Problem details
Without the pictures, print each of the records below exactly as it appears.

Some records
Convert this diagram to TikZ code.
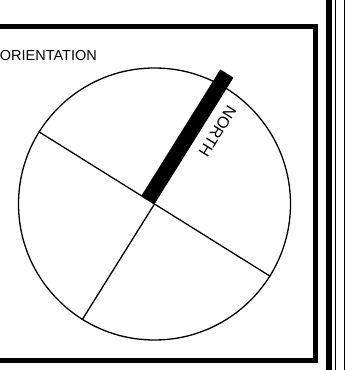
\documentclass[tikz,border=0pt]{standalone}
\usepackage{fontspec}
\setmainfont{Liberation Sans}
\usetikzlibrary{calc}
\begin{document}
\begin{tikzpicture}[x=1pt,y=1pt,
  lbl/.style={font=\fontsize{14.5}{17}\selectfont, inner sep=0pt},
  biglbl/.style={font=\fontsize{16}{19}\selectfont, inner sep=0pt},
  thin line/.style={line width=1.3pt},
  frame/.style={line width=5pt}]
\useasboundingbox (0,0) rectangle (347,370);
% outer thick frame (left side beyond the page)
\draw[frame] (-10,343.5) -- (315.5,343.5) -- (315.5,9.5) -- (-10,9.5);
% right double rule
\fill (326,0) rectangle (332,370);
\draw[line width=1pt] (335,0) -- (335,370);
\draw[line width=1pt] (344,0) -- (344,370);
% title
\node[lbl, anchor=base east] (title) at (97,309) {ORIENTATION};
% compass
\node[circle, draw, thin line, minimum size=272pt, inner sep=0pt] (compass) at (154.5,166) {};
\draw[thin line] (compass.148) -- (compass.-32);
\draw[thin line] (compass.center) -- (compass.238);
\begin{scope}[shift={(compass.center)}, rotate=58]
  \fill (0,0) rectangle (149,15.5);
\end{scope}
\node[biglbl, rotate=-122] (north) at ($(compass.center)+(58:95)+(-32:15)$) {NORTH};
\end{tikzpicture}
\end{document}
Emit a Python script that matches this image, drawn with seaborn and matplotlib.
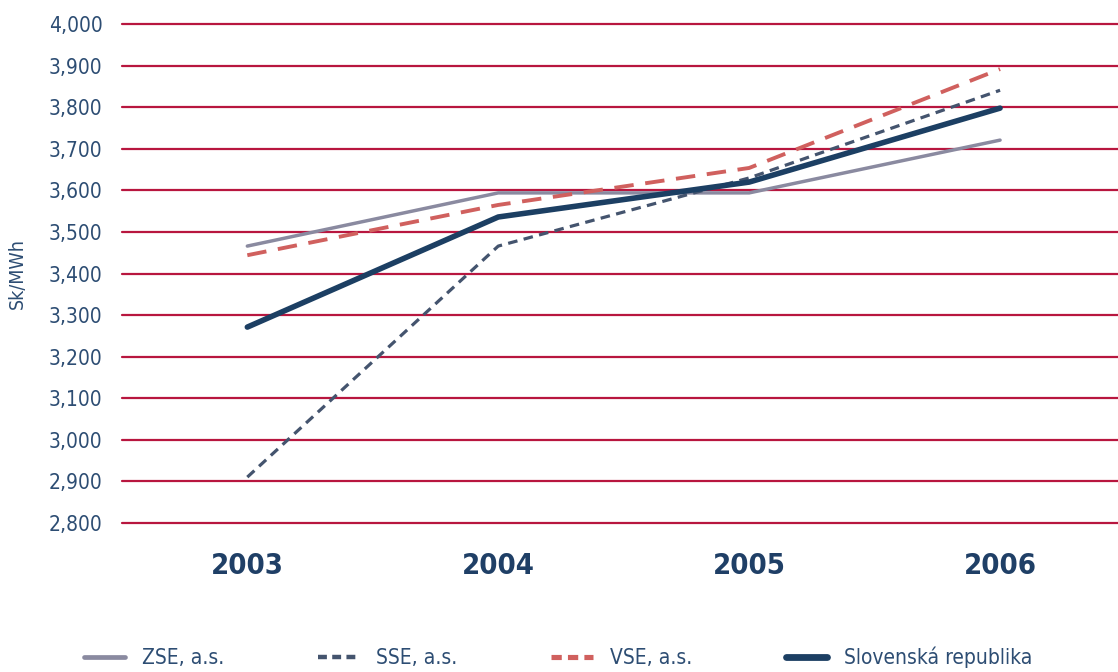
import matplotlib
matplotlib.use("Agg")
import matplotlib.pyplot as plt
import seaborn as sns
import pandas as pd

# values (Sk/MWh)
years = ["2003", "2004", "2005", "2006"]
zse = [3466, 3594, 3594, 3721]
sse = [2910, 3466, 3630, 3841]
vse = [3444, 3565, 3654, 3892]
sr = [3271, 3536, 3620, 3798]
series_names = ["ZSE, a.s.", "SSE, a.s.", "VSE, a.s.", "Slovenská republika"]

rows = []
for name, vals in zip(series_names, [zse, sse, vse, sr]):
    for i, v in enumerate(vals):
        rows.append({"pos": i, "value": v, "series": name})
df = pd.DataFrame(rows)

sns.set_theme(style="white")
plt.rcParams["font.family"] = ["DejaVu Sans"]
plt.rcParams["font.stretch"] = "condensed"

text_col = "#2d4d73"
grid_col = "#b8163f"
palette = {"ZSE, a.s.": "#8a8aa0", "SSE, a.s.": "#44546e",
           "VSE, a.s.": "#d0605e", "Slovenská republika": "#1c3f63"}
dashes = {"ZSE, a.s.": "", "SSE, a.s.": (3, 2),
          "VSE, a.s.": (5, 3), "Slovenská republika": ""}
widths = {"ZSE, a.s.": 2.5, "SSE, a.s.": 2.3,
          "VSE, a.s.": 2.8, "Slovenská republika": 4.0}

fig = plt.figure(figsize=(11.18, 6.72), dpi=100)
ax = fig.add_axes([0.109, 0.222, 0.891, 0.742])

for name in series_names:
    sub = df[df["series"] == name]
    sns.lineplot(data=sub, x="pos", y="value", ax=ax, color=palette[name],
                 linewidth=widths[name], dashes=False, label=name, legend=False,
                 zorder=3)
    if dashes[name]:
        ax.lines[-1].set_dashes(dashes[name])

ax.set_ylim(2800, 4000)
ax.set_xlim(-0.5, 3.47)
ax.set_yticks(range(2800, 4001, 100))
ax.set_yticklabels([f"{v:,}" for v in range(2800, 4001, 100)], color=text_col, fontsize=15)
ax.set_xticks(range(len(years)))
ax.set_xticklabels(years, color="#1f3f66", fontsize=21, fontweight="bold")
ax.tick_params(axis="x", length=0, pad=21)
ax.tick_params(axis="y", length=0, pad=14)
ax.set_xlabel("")
ax.set_ylabel("Sk/MWh", color=text_col, fontsize=14, labelpad=16)
for s in ax.spines.values():
    s.set_visible(False)
for v in range(2800, 4001, 100):
    ax.axhline(v, color=grid_col, linewidth=1.6, zorder=1, clip_on=False)

handles = ax.lines[:4]
leg = fig.legend(handles, series_names, loc="lower center", bbox_to_anchor=(0.499, -0.022),
                 ncol=4, frameon=False, fontsize=15, handlelength=2.0, columnspacing=4.5,
                 labelcolor=text_col)
for h in leg.get_lines():
    h.set_linewidth(h.get_linewidth() + 0.9)
    if h.get_linestyle() != "-":
        h.set_dashes((2, 1.2))

fig.savefig("out.png", dpi=100)
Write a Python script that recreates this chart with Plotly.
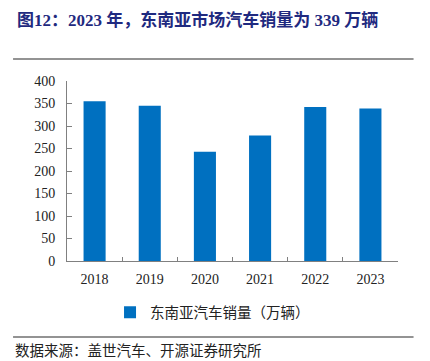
import plotly.graph_objects as go

years = ["2018", "2019", "2020", "2021", "2022", "2023"]
sales = [355, 345, 243, 279, 342, 339]
series_name = "东南亚汽车销量（万辆）"
title_text = "图12：2023 年，东南亚市场汽车销量为 339 万辆"
source_text = "数据来源：盖世汽车、开源证券研究所"
y_ticks = [0, 50, 100, 150, 200, 250, 300, 350, 400]

cjk = "Noto Sans CJK SC"
serif = "Liberation Serif"
mixed = "Liberation Serif, Noto Sans CJK SC"

fig = go.Figure()
fig.add_trace(go.Bar(x=years, y=sales, name=series_name,
                     marker=dict(color="#0070C0", line=dict(width=0)),
                     showlegend=True))

# page body keeps its default 8px margin, so the figure fills the rest of the window
fig.update_layout(
    width=422, height=353,
    margin=dict(l=59, r=32, t=73, b=100),
    paper_bgcolor="white", plot_bgcolor="white",
    bargap=0.6,
    showlegend=True,
    legend=dict(orientation="h", x=0.13, xanchor="left", y=-0.285, yanchor="middle",
                font=dict(family=cjk, size=14.5, color="#222222"),
                itemwidth=30, bgcolor="rgba(0,0,0,0)"),
    xaxis=dict(type="category", showline=True, linecolor="#808080", linewidth=1,
               ticks="inside", ticklen=4, tickcolor="#808080", tickson="boundaries",
               tickfont=dict(family=serif, size=14, color="#222222"),
               showgrid=False, zeroline=False, ticklabelstandoff=5),
    yaxis=dict(range=[0, 400], tickvals=y_ticks, showline=True, linecolor="#808080",
               linewidth=1, ticks="inside", ticklen=5, tickcolor="#808080",
               tickfont=dict(family=serif, size=14, color="#222222"),
               showgrid=False, zeroline=False, ticklabelstandoff=8),
    font=dict(family=cjk),
)

# divider lines drawn as headless annotation arrows (402 px long)
for yy in (1.122, -0.422):
    fig.add_annotation(text="", xref="paper", yref="paper", x=-0.163, y=yy,
                       ax=402, ay=0, axref="pixel", ayref="pixel",
                       showarrow=True, arrowhead=0, arrowwidth=1.5,
                       arrowcolor="#707070", standoff=0, startstandoff=0)

fig.add_annotation(text="<b>" + title_text + "</b>", xref="paper", yref="paper",
                   x=-0.157, y=1.339, xanchor="left", yanchor="middle",
                   showarrow=False,
                   font=dict(family=mixed, size=17, color="#1F2A80"))
fig.add_annotation(text=source_text, xref="paper", yref="paper",
                   x=-0.163, y=-0.489, xanchor="left", yanchor="middle",
                   showarrow=False, font=dict(family=cjk, size=14.5, color="#222222"))

fig.write_html("out.html", config={"displayModeBar": False})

Answer to the exercise
Convert this diagram to TikZ code.
\documentclass[tikz,border=0pt]{standalone}
\usepackage{fontspec}
\setmainfont{Liberation Sans}
\usetikzlibrary{calc}
\begin{document}
\begin{tikzpicture}[x=1pt,y=1pt,
  lbl/.style={font=\fontsize{14.5}{17}\selectfont, inner sep=0pt},
  biglbl/.style={font=\fontsize{16}{19}\selectfont, inner sep=0pt},
  thin line/.style={line width=1.3pt},
  frame/.style={line width=5pt}]
\useasboundingbox (0,0) rectangle (347,370);
% outer thick frame (left side beyond the page)
\draw[frame] (-10,343.5) -- (315.5,343.5) -- (315.5,9.5) -- (-10,9.5);
% right double rule
\fill (326,0) rectangle (332,370);
\draw[line width=1pt] (335,0) -- (335,370);
\draw[line width=1pt] (344,0) -- (344,370);
% title
\node[lbl, anchor=base east] (title) at (97,309) {ORIENTATION};
% compass
\node[circle, draw, thin line, minimum size=272pt, inner sep=0pt] (compass) at (154.5,166) {};
\draw[thin line] (compass.148) -- (compass.-32);
\draw[thin line] (compass.center) -- (compass.238);
\begin{scope}[shift={(compass.center)}, rotate=58]
  \fill (0,0) rectangle (149,15.5);
\end{scope}
\node[biglbl, rotate=-122] (north) at ($(compass.center)+(58:95)+(-32:15)$) {NORTH};
\end{tikzpicture}
\end{document}
Emit a Python script that matches this image, drawn with seaborn and matplotlib.
import matplotlib
matplotlib.use("Agg")
import matplotlib.pyplot as plt
import seaborn as sns
import pandas as pd

# values (Sk/MWh)
years = ["2003", "2004", "2005", "2006"]
zse = [3466, 3594, 3594, 3721]
sse = [2910, 3466, 3630, 3841]
vse = [3444, 3565, 3654, 3892]
sr = [3271, 3536, 3620, 3798]
series_names = ["ZSE, a.s.", "SSE, a.s.", "VSE, a.s.", "Slovenská republika"]

rows = []
for name, vals in zip(series_names, [zse, sse, vse, sr]):
    for i, v in enumerate(vals):
        rows.append({"pos": i, "value": v, "series": name})
df = pd.DataFrame(rows)

sns.set_theme(style="white")
plt.rcParams["font.family"] = ["DejaVu Sans"]
plt.rcParams["font.stretch"] = "condensed"

text_col = "#2d4d73"
grid_col = "#b8163f"
palette = {"ZSE, a.s.": "#8a8aa0", "SSE, a.s.": "#44546e",
           "VSE, a.s.": "#d0605e", "Slovenská republika": "#1c3f63"}
dashes = {"ZSE, a.s.": "", "SSE, a.s.": (3, 2),
          "VSE, a.s.": (5, 3), "Slovenská republika": ""}
widths = {"ZSE, a.s.": 2.5, "SSE, a.s.": 2.3,
          "VSE, a.s.": 2.8, "Slovenská republika": 4.0}

fig = plt.figure(figsize=(11.18, 6.72), dpi=100)
ax = fig.add_axes([0.109, 0.222, 0.891, 0.742])

for name in series_names:
    sub = df[df["series"] == name]
    sns.lineplot(data=sub, x="pos", y="value", ax=ax, color=palette[name],
                 linewidth=widths[name], dashes=False, label=name, legend=False,
                 zorder=3)
    if dashes[name]:
        ax.lines[-1].set_dashes(dashes[name])

ax.set_ylim(2800, 4000)
ax.set_xlim(-0.5, 3.47)
ax.set_yticks(range(2800, 4001, 100))
ax.set_yticklabels([f"{v:,}" for v in range(2800, 4001, 100)], color=text_col, fontsize=15)
ax.set_xticks(range(len(years)))
ax.set_xticklabels(years, color="#1f3f66", fontsize=21, fontweight="bold")
ax.tick_params(axis="x", length=0, pad=21)
ax.tick_params(axis="y", length=0, pad=14)
ax.set_xlabel("")
ax.set_ylabel("Sk/MWh", color=text_col, fontsize=14, labelpad=16)
for s in ax.spines.values():
    s.set_visible(False)
for v in range(2800, 4001, 100):
    ax.axhline(v, color=grid_col, linewidth=1.6, zorder=1, clip_on=False)

handles = ax.lines[:4]
leg = fig.legend(handles, series_names, loc="lower center", bbox_to_anchor=(0.499, -0.022),
                 ncol=4, frameon=False, fontsize=15, handlelength=2.0, columnspacing=4.5,
                 labelcolor=text_col)
for h in leg.get_lines():
    h.set_linewidth(h.get_linewidth() + 0.9)
    if h.get_linestyle() != "-":
        h.set_dashes((2, 1.2))

fig.savefig("out.png", dpi=100)
Write a Python script that recreates this chart with Plotly.
import plotly.graph_objects as go

years = ["2018", "2019", "2020", "2021", "2022", "2023"]
sales = [355, 345, 243, 279, 342, 339]
series_name = "东南亚汽车销量（万辆）"
title_text = "图12：2023 年，东南亚市场汽车销量为 339 万辆"
source_text = "数据来源：盖世汽车、开源证券研究所"
y_ticks = [0, 50, 100, 150, 200, 250, 300, 350, 400]

cjk = "Noto Sans CJK SC"
serif = "Liberation Serif"
mixed = "Liberation Serif, Noto Sans CJK SC"

fig = go.Figure()
fig.add_trace(go.Bar(x=years, y=sales, name=series_name,
                     marker=dict(color="#0070C0", line=dict(width=0)),
                     showlegend=True))

# page body keeps its default 8px margin, so the figure fills the rest of the window
fig.update_layout(
    width=422, height=353,
    margin=dict(l=59, r=32, t=73, b=100),
    paper_bgcolor="white", plot_bgcolor="white",
    bargap=0.6,
    showlegend=True,
    legend=dict(orientation="h", x=0.13, xanchor="left", y=-0.285, yanchor="middle",
                font=dict(family=cjk, size=14.5, color="#222222"),
                itemwidth=30, bgcolor="rgba(0,0,0,0)"),
    xaxis=dict(type="category", showline=True, linecolor="#808080", linewidth=1,
               ticks="inside", ticklen=4, tickcolor="#808080", tickson="boundaries",
               tickfont=dict(family=serif, size=14, color="#222222"),
               showgrid=False, zeroline=False, ticklabelstandoff=5),
    yaxis=dict(range=[0, 400], tickvals=y_ticks, showline=True, linecolor="#808080",
               linewidth=1, ticks="inside", ticklen=5, tickcolor="#808080",
               tickfont=dict(family=serif, size=14, color="#222222"),
               showgrid=False, zeroline=False, ticklabelstandoff=8),
    font=dict(family=cjk),
)

# divider lines drawn as headless annotation arrows (402 px long)
for yy in (1.122, -0.422):
    fig.add_annotation(text="", xref="paper", yref="paper", x=-0.163, y=yy,
                       ax=402, ay=0, axref="pixel", ayref="pixel",
                       showarrow=True, arrowhead=0, arrowwidth=1.5,
                       arrowcolor="#707070", standoff=0, startstandoff=0)

fig.add_annotation(text="<b>" + title_text + "</b>", xref="paper", yref="paper",
                   x=-0.157, y=1.339, xanchor="left", yanchor="middle",
                   showarrow=False,
                   font=dict(family=mixed, size=17, color="#1F2A80"))
fig.add_annotation(text=source_text, xref="paper", yref="paper",
                   x=-0.163, y=-0.489, xanchor="left", yanchor="middle",
                   showarrow=False, font=dict(family=cjk, size=14.5, color="#222222"))

fig.write_html("out.html", config={"displayModeBar": False})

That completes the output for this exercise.